Disclosure: Meeple Mountain received a free copy of this product in exchange for an honest, unbiased review. This review is not intended to be an endorsement.
I recently connected with Daryl Chow, the head and lead designer of Origame, at PAXU 2024. During our catch-up, he passed along a couple of review copies of older games from his catalog. Shop Until You Drop (or Shop Until You Drop Lah, the full title printed on the box) is a family-weight card game where players get the chance to match sets while trying their best to not bust out of the round before other players “drop”, losing a portion of their score.
I got the game in front of my family and my review group in recent weeks, and based on the early returns, my wife and eight-year-old loved what they saw. While the game did not perform as well with the review crew (i.e., core hobbyists), Shop Until You Drop still entertained me during its 20-minute playtime.
That’s because it has tension.
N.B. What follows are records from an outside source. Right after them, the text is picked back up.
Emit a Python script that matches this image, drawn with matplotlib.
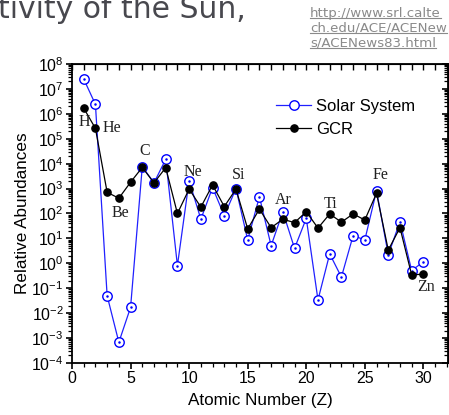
import numpy as np
import matplotlib.pyplot as plt
from matplotlib.lines import Line2D
from matplotlib.ticker import LogLocator, MultipleLocator, NullFormatter

plt.rcParams['font.family'] = ['Liberation Sans', 'DejaVu Sans']
plt.rcParams['mathtext.fontset'] = 'custom'
plt.rcParams['mathtext.rm'] = 'Liberation Sans'
plt.rcParams['mathtext.it'] = 'Liberation Sans'
plt.rcParams['mathtext.default'] = 'regular'

#%% Data:

Z = np.arange(1, 31)

solar = [2.5e7, 2.4e6, 5.0e-2, 6.8e-4, 1.7e-2, 7.6e3, 1.7e3, 1.5e4, 0.81, 2.1e3,
         59, 1.1e3, 82, 1.0e3, 8.7, 4.7e2, 5.1, 118, 4.0, 64,
         0.034, 2.4, 0.28, 13, 8.7, 8.3e2, 2.2, 47, 0.51, 1.17]

gcr = [1.7e6, 2.6e5, 7.1e2, 4.1e2, 1.8e3, 7.1e3, 1.7e3, 6.9e3, 100, 9.6e2,
       180, 1.4e3, 190, 9.6e2, 24, 150, 27, 59, 43, 118,
       26, 96, 45, 96, 55, 6.5e2, 3.4, 27, 0.34, 0.37]

# element labels: name, x, y
elem_names = ['H', 'He', 'Be', 'C', 'Ne', 'Si', 'Ar', 'Ti', 'Fe', 'Zn']
elem_x = [1.03, 3.4, 4.16, 6.24, 10.3, 14.2, 18.0, 22.05, 26.3, 30.2]
elem_y = [10**5.67, 10**5.43, 10**2.01, 10**4.52, 10**3.68, 10**3.53,
          10**2.54, 10**2.37, 10**3.55, 10**-0.94]

x_ticks = [0, 5, 10, 15, 20, 25, 30]

#%% Figure:

fig = plt.figure(figsize=(4.49, 4.15), dpi=100)
ax = fig.add_axes([72/449, 1 - 363/415, 376/449, 299/415])

ax.plot(Z, solar, '-', color='#2020ff', lw=0.9, marker='o', ms=6.8,
        mfc='white', mec='#0000ff', mew=1.0, label='Solar System', zorder=2)
ax.plot(Z, solar, 'o', color='#0000ff', ms=0.8, zorder=2)
ax.plot(Z, gcr, '-', color='black', lw=0.9, marker='o', ms=5.2,
        mfc='black', mec='black', label='GCR', zorder=3)

for name, xx, yy in zip(elem_names, elem_x, elem_y):
    ax.text(xx, yy, name, family='Liberation Serif', fontsize=11.5,
            ha='center', va='center', color='#202020')

ax.set_yscale('log')
ax.set_ylim(1e-4, 1e8)
ax.set_xlim(0, 32.1)
ax.set_xticks(x_ticks)
ax.xaxis.set_minor_locator(MultipleLocator(1))
ax.yaxis.set_major_locator(LogLocator(base=10, numticks=20))
ax.yaxis.set_minor_locator(LogLocator(base=10, subs=np.arange(2, 10), numticks=20))
ax.yaxis.set_minor_formatter(NullFormatter())

ax.tick_params(which='major', direction='out', length=4, width=1.2,
               labelsize=11.5, pad=2)
ax.tick_params(which='minor', direction='out', length=3, width=0.9)
for sp in ax.spines.values():
    sp.set_linewidth(1.3)

# mirrored ticks on top and right, pointing in
top = ax.secondary_xaxis('top')
top.set_xticks(x_ticks)
top.xaxis.set_minor_locator(MultipleLocator(1))
top.tick_params(which='both', direction='in', labeltop=False, length=4, width=1.0)
right = ax.secondary_yaxis('right')
right.set_yscale('log')
right.yaxis.set_major_locator(LogLocator(base=10, numticks=20))
right.yaxis.set_minor_locator(LogLocator(base=10, subs=np.arange(2, 10), numticks=20))
right.tick_params(which='major', direction='in', labelright=False, length=4, width=1.2)
right.tick_params(which='minor', direction='in', labelright=False, length=3, width=0.9)

ax.set_xlabel('Atomic Number (Z)', fontsize=12.3, labelpad=5)
ax.set_ylabel('Relative Abundances', fontsize=12.3, labelpad=1)

ax.legend(loc='upper left', bbox_to_anchor=(0.525, 0.905), frameon=False,
          fontsize=12, handlelength=2.1, handletextpad=0.3,
          labelspacing=0.45, borderaxespad=0)

#%% Page text around the chart:

fig.text(-0.004, 1 - 18/415, 'tivity of the Sun,', fontsize=21.5, color='#48484e',
         family='DejaVu Sans', ha='left', va='baseline')

url_lines = ['http://www.srl.calte', 'ch.edu/ACE/ACENew', 's/ACENews83.html']
url_texts = []
for i, line in enumerate(url_lines):
    t = fig.text(310/449, 1 - (16.5 + 15*i)/415, line, fontsize=9.6,
                 color='#8a8a8a', family='DejaVu Sans', ha='left', va='baseline')
    url_texts.append(t)

# underline the link lines
fig.canvas.draw()
rend = fig.canvas.get_renderer()
for t in url_texts:
    bb = t.get_window_extent(rend).transformed(fig.transFigure.inverted())
    _, yb = t.get_position()
    fig.add_artist(Line2D([bb.x0, bb.x1], [yb - 1.8/415, yb - 1.8/415],
                          color='#8a8a8a', lw=0.8))

fig.savefig('out.png', dpi=100)
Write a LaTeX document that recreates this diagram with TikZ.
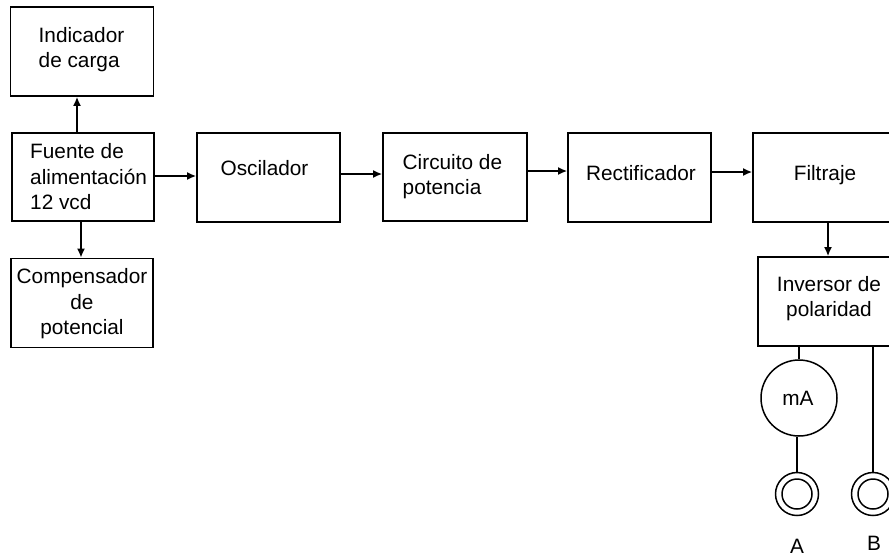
\documentclass[tikz,border=0pt]{standalone}
\usepackage{fontspec}
\setmainfont{Liberation Sans}
\usetikzlibrary{arrows.meta}
\begin{document}
\begin{tikzpicture}[x=1pt,y=-1pt,
  box/.style={draw,line width=1.7pt,rectangle,inner sep=0pt},
  txt/.style={font=\fontsize{20.8}{25.5}\selectfont,inner sep=0pt},
  arr/.style={line width=1.7pt,-{Latex[length=9pt,width=8pt]}},
  ln/.style={line width=1.5pt},
  circ/.style={draw,line width=1.5pt,circle,inner sep=0pt}]
\clip (0,0) rectangle (889,558);
\fill[white] (0,0) rectangle (889,558);
% boxes
\node[box,minimum width=143pt,minimum height=89pt] (ind) at (82,51.5) {};
\node[box,minimum width=142pt,minimum height=88pt] (fue) at (83,177) {};
\node[box,minimum width=142pt,minimum height=89pt] (comp) at (82,303) {};
\node[box,minimum width=143pt,minimum height=89pt] (osc) at (268.5,177.5) {};
\node[box,minimum width=144pt,minimum height=88pt] (circ) at (455,177) {};
\node[box,minimum width=143pt,minimum height=89pt] (rect) at (639.5,177.5) {};
\node[box,minimum width=145pt,minimum height=89pt] (fil) at (825.5,177.5) {};
\node[box,minimum width=142pt,minimum height=89pt] (inv) at (829,301.5) {};
% texts
\node[txt,align=left,anchor=west] (tind) at (38.5,49.5) {Indicador\\de carga};
\node[txt,align=left,anchor=west] (tfue) at (30,177) {Fuente de\\alimentación\\12 vcd};
\node[txt,align=center] (tcomp) at (82,304) {Compensador\\de\\potencial};
\node[txt] (tosc) at (264.5,168) {Oscilador};
\node[txt,align=left,anchor=west] (tcirc) at (402.5,176.5) {Circuito de\\potencia};
\node[txt] (trect) at (641,173) {Rectificador};
\node[txt] (tfil) at (825,175) {Filtraje};
\node[txt,align=center] (tinv) at (829,298.5) {Inversor de\\polaridad};
% connectors
\draw[arr] ([xshift=-6pt]fue.north) -- ([xshift=-5pt]ind.south);
\draw[arr] ([xshift=-2pt]fue.south) -- ([xshift=-1pt]comp.north);
\draw[arr] (fue.east |- 0,176) -- (osc.west |- 0,176);
\draw[arr] (osc.east |- 0,174) -- (circ.west |- 0,174);
\draw[arr] (circ.east |- 0,171) -- (rect.west |- 0,171);
\draw[arr] (rect.east |- 0,172) -- (fil.west |- 0,172);
\draw[arr] (828,0 |- fil.south) -- (828,0 |- inv.north);
% meter and terminals
\node[circ,minimum size=76pt] (ma) at (799,398) {};
\node[txt] (tma) at (798,398) {mA};
\node[circ,minimum size=43pt] (ta) at (797,494) {};
\draw[ln] (ta.center) circle[radius=15pt];
\node[circ,minimum size=43pt] (tb) at (873,494) {};
\draw[ln] (tb.center) circle[radius=15pt];
\draw[ln] (ma.north |- inv.south) -- (ma.north);
\draw[ln] (ta.north |- ma.south) -- (ta.north);
\draw[ln] (tb.north |- inv.south) -- (tb.north);
\node[txt] (la) at (797,546) {A};
\node[txt] (lb) at (874,543) {B};
\end{tikzpicture}
\end{document}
That tension is tied to weird things, like finding 50% off on a hot new pair of sneakers, milestone scoring cards for my boss Sabo Singh, and some fun Singaporean comic book art. Mr. Kiasu, anyone?
Shop, But Don’t Drop Yet
Shop Until You Drop is a three-round, 2-4 player card game. Using a face-up market of shopping cards and milestone (Tompang) scoring cards totaling one plus the number of players, each turn features players drafting cards and adding them to one of three shopping bags, cutely designed as a tableau builder outward from each player’s character card in their play area.
The rules are simple. Players can draft any card they would like, but can only store them in their bags (each player has three by default) if the card meets one of two rules: it’s got to be the same color as every other card in that bag, as long as the total doesn’t exceed 100% off…or each card has to offer the same discount (say, 20%) in up to five different shopping categories, broken up by color.
If a player ever drafts a card they can’t place—and players are always eligible to move shopping cards across their three shopping bags—or if they ever draft a third Tompang card, they immediately “drop”, or bust, from the round. That player has to remove all the cards from one of their bags, then all players keep their respective played cards in a pile that will score at the end of the game.
When three rounds are up, players get points based on the size of the discounts on their cards, by converting shopping cards into points that range from 1-6 points per card. Also, every Tompang card scores five points if a player meets its scoring condition—but loses three points for every card they can’t fulfill. Across my plays, scores ranged in the mid-50s to the mid-80s, and the math wasn’t too hard to figure out by the end.
Shop Until You Drop’s best moments arrive thanks to one thing about the shopping cards I have not mentioned: many of the cards require the active player to choose an additional card blind, from the top of the deck, to add to one of their three shopping bags. Worse, some cards ask the player to the left or right of the starting player to draw a card from the top of the deck. Fitting a card into your tableau in this way is often impossible, so the collective dread that sets in across the table when a player has to draw cards is quite a hoot.
Quick Decisions, Quicker Game
Shop Until You Drop worked for my family because the art is great, the decision space is tight, and some of our games finished in less than 10 minutes. Add all this to the tension referenced earlier, and you have something that works pretty well in that handsome timeframe just before dinner hits our table.
Shop Until You Drop is based on the popular Mr. Kiasu comic from the 1990s in Singapore. I had never heard of it or seen it before seeing the images in this game, but the artwork really helps with the game, giving everything a nice boost, between the silly pictures of the playable characters and the simple images of shopping items ranging from watches to handheld gaming systems to shoes and underwear. It’s a shopping game, and a math game, and a game where players are trying to pick the right cards to score the most points without busting too soon.
Is Shop Until You Drop a legend? I didn’t think so, but for a breezy time at the table, you can do a lot worse. Some rounds of this game ended so fast it made my wife’s head spin, particularly when a player has drafted one Tompang card but then has an unfortunate turn where they top-decked two more Tompang cards, busting out of the round. In one of my two-player games with my wife, the game ended in about seven minutes.
Is that too short to be memorable? I would argue yes. It didn’t make the game bad, but it’s hard to resonate when you finish a game faster than a piece of chewing gum loses flavor.
However, at four players, that is going to be rare. At the largest player count, Shop Until You Drop is worth a look.